Problem to solve:
Copy exactly the lines from the start of the material through the line with "const per2Mesor = 4.1;". Pictures stay out of the copy.

Data section:
★ ★ ★ ★

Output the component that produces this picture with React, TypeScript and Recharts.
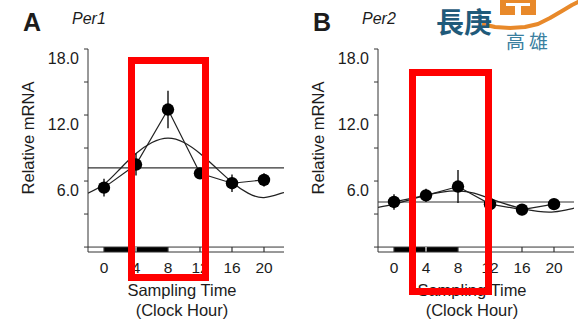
import { LineChart, Line, XAxis, YAxis, ReferenceLine, ReferenceArea, ErrorBar } from "recharts";

// sampling times (clock hour)
const hours = [0, 4, 8, 12, 16, 20];

// Per1 mean +- error
const per1Mean = [5.4, 7.5, 12.5, 6.7, 5.8, 6.1];
const per1Err = [0.8, 1.0, 1.7, 0.4, 0.8, 0.6];
const per1Mesor = 7.2;

// Per2 mean +- error
const per2Mean = [4.1, 4.7, 5.5, 3.9, 3.4, 3.9];
const per2Err = [0.7, 0.6, 1.5, 0.6, 0.5, 0.5];
const per2Mesor = 4.1;

// fitted cosine curves
const fitHours = [-2, 0, 2, 4, 6, 8, 10, 12, 14, 16, 18, 20, 22, 22.5];
const per1Fit = [4.9, 5.7, 7.1, 8.5, 9.5, 9.9, 9.5, 8.5, 7.2, 5.9, 4.9, 4.5, 4.85, 4.95];
const per2Fit = [3.6, 3.9, 4.3, 4.7, 5.0, 5.1, 4.9, 4.4, 3.9, 3.5, 3.25, 3.2, 3.45, 3.55];

const yTicks = [0, 1.5, 3, 4.5, 6, 7.5, 9, 10.5, 12, 13.5, 15, 16.5, 18];
const yLabels = [6, 12, 18];
const darkPeriod = [0, 8];

const FONT = "'Liberation Sans', Arial, sans-serif";
const INK = "#1c1c1c";
const STRIP = -0.45;

function YTick({ x, y, payload }: any) {
    const v = payload.value;
    if (!yLabels.includes(v)) return null;
    return (
        <text x={x - 3} y={y + 15} textAnchor="end" fontFamily={FONT} fontSize={16} fill={INK}>
            {v.toFixed(1)}
        </text>
    );
}

function XTick({ x, y, payload }: any) {
    return (
        <text x={x} y={y + 21} textAnchor="middle" fontFamily={FONT} fontSize={15.5} fill={INK}>
            {payload.value}
        </text>
    );
}

function XLabel({ viewBox }: any) {
    const cx = viewBox.x + viewBox.width / 2 - 4;
    return (
        <g fontFamily={FONT} fontSize={16.5} fill={INK} textAnchor="middle">
            <text x={cx} y={296}>Sampling Time</text>
            <text x={cx} y={316}>(Clock Hour)</text>
        </g>
    );
}

function YLabel() {
    return (
        <text x={0} y={0} transform="translate(34, 138) rotate(-90)" textAnchor="middle"
            fontFamily={FONT} fontSize={16.5} fill={INK}>
            Relative mRNA
        </text>
    );
}

interface PanelProps {
    left: number;
    letter: string;
    gene: string;
    mean: number[];
    err: number[];
    mesor: number;
    fit: number[];
}

function Panel({ left, letter, gene, mean, err, mesor, fit }: PanelProps) {
    const points = hours.map((h, i) => ({ h, v: mean[i], e: err[i] }));
    const curve = fitHours.map((h, i) => ({ h, v: fit[i] }));

    return (
        <div style={{ position: "absolute", left, top: 0 }}>
            <div style={{ position: "absolute", left: 23, top: 8, fontFamily: FONT, fontWeight: "bold", fontSize: 25, color: INK }}>
                {letter}
            </div>
            <div style={{ position: "absolute", left: 72, top: 10, fontFamily: FONT, fontStyle: "italic", fontSize: 16, color: INK }}>
                {gene}
            </div>
            <LineChart width={289} height={325} margin={{ top: 49, right: 5, bottom: 0, left: 0 }}>
                <XAxis
                    dataKey="h"
                    type="number"
                    domain={[-2, 22.5]}
                    ticks={hours}
                    allowDataOverflow
                    height={73}
                    tickLine={false}
                    tickSize={0}
                    tickMargin={0}
                    tick={<XTick />}
                    stroke="#333"
                    label={<XLabel />}
                />
                <YAxis
                    type="number"
                    domain={[STRIP, 18]}
                    ticks={yTicks}
                    allowDataOverflow
                    width={88}
                    tickSize={4}
                    tick={<YTick />}
                    stroke="#333"
                    label={<YLabel />}
                />
                <ReferenceLine y={0} stroke="#333" />
                <ReferenceArea x1={darkPeriod[0]} x2={darkPeriod[1]} y1={STRIP} y2={0} fill="#000" fillOpacity={1} stroke="none" />
                {hours.map((t) => (
                    <ReferenceLine
                        key={t}
                        segment={[{ x: t, y: STRIP }, { x: t, y: 0 }]}
                        stroke={t > darkPeriod[0] && t < darkPeriod[1] ? "#fff" : "#333"}
                        strokeWidth={1.2}
                    />
                ))}
                <ReferenceLine y={mesor} stroke="#333" strokeWidth={1.1} />
                <Line
                    data={curve}
                    dataKey="v"
                    type="natural"
                    stroke="#222"
                    strokeWidth={1.3}
                    dot={false}
                    isAnimationActive={false}
                />
                <Line
                    data={points}
                    dataKey="v"
                    type="linear"
                    stroke="#222"
                    strokeWidth={1.2}
                    dot={{ r: 6.2, fill: "#000", stroke: "#000", strokeWidth: 0 }}
                    isAnimationActive={false}
                >
                    <ErrorBar dataKey="e" direction="y" width={0} stroke="#111" strokeWidth={1.4} />
                </Line>
            </LineChart>
        </div>
    );
}

function Logo() {
    const orange = "#e8892a";
    return (
        <svg width={160} height={60} style={{ position: "absolute", left: 420, top: 0, zIndex: 2, overflow: "visible" }}>
            <polyline
                points="62,24 75,27 90,28 105,27 118,24 130,18 142,11 152,5 160,1"
                fill="none"
                stroke={orange}
                strokeWidth={4}
                strokeLinejoin="round"
            />
            <rect x={80} y={0} width={36} height={15} fill={orange} />
            <rect x={86} y={3} width={24} height={3} fill="#fff" />
            <rect x={95} y={3} width={6} height={12} fill="#fff" />
            <text x={16} y={33} fontFamily="'Noto Sans CJK TC', sans-serif" fontWeight="bold" fontSize={28} fill="#1f5a7a">
                長庚
            </text>
            <text x={86} y={49} fontFamily="'Noto Sans CJK TC', sans-serif" fontSize={19} letterSpacing={4} fill="#3a7f9f">
                高雄
            </text>
        </svg>
    );
}

export default function App() {
    return (
        <div style={{ position: "absolute", left: 0, top: 0, width: 578, height: 325, background: "#fff", overflow: "hidden" }}>
            <Panel left={0} letter="A" gene="Per1" mean={per1Mean} err={per1Err} mesor={per1Mesor} fit={per1Fit} />
            <Panel left={290} letter="B" gene="Per2" mean={per2Mean} err={per2Err} mesor={per2Mesor} fit={per2Fit} />
            <Logo />
            <div style={{ position: "absolute", left: 128, top: 57, width: 81, height: 224, border: "7px solid #f00", boxSizing: "border-box", zIndex: 3 }} />
            <div style={{ position: "absolute", left: 409, top: 69, width: 83, height: 226, border: "7px solid #f00", boxSizing: "border-box", zIndex: 3 }} />
        </div>
    );
}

★ ★ ★ ★

Task result:
Output the component that produces this picture with React, TypeScript and Recharts.
import { LineChart, Line, XAxis, YAxis, ReferenceLine, ReferenceArea, ErrorBar } from "recharts";

// sampling times (clock hour)
const hours = [0, 4, 8, 12, 16, 20];

// Per1 mean +- error
const per1Mean = [5.4, 7.5, 12.5, 6.7, 5.8, 6.1];
const per1Err = [0.8, 1.0, 1.7, 0.4, 0.8, 0.6];
const per1Mesor = 7.2;

// Per2 mean +- error
const per2Mean = [4.1, 4.7, 5.5, 3.9, 3.4, 3.9];
const per2Err = [0.7, 0.6, 1.5, 0.6, 0.5, 0.5];
const per2Mesor = 4.1;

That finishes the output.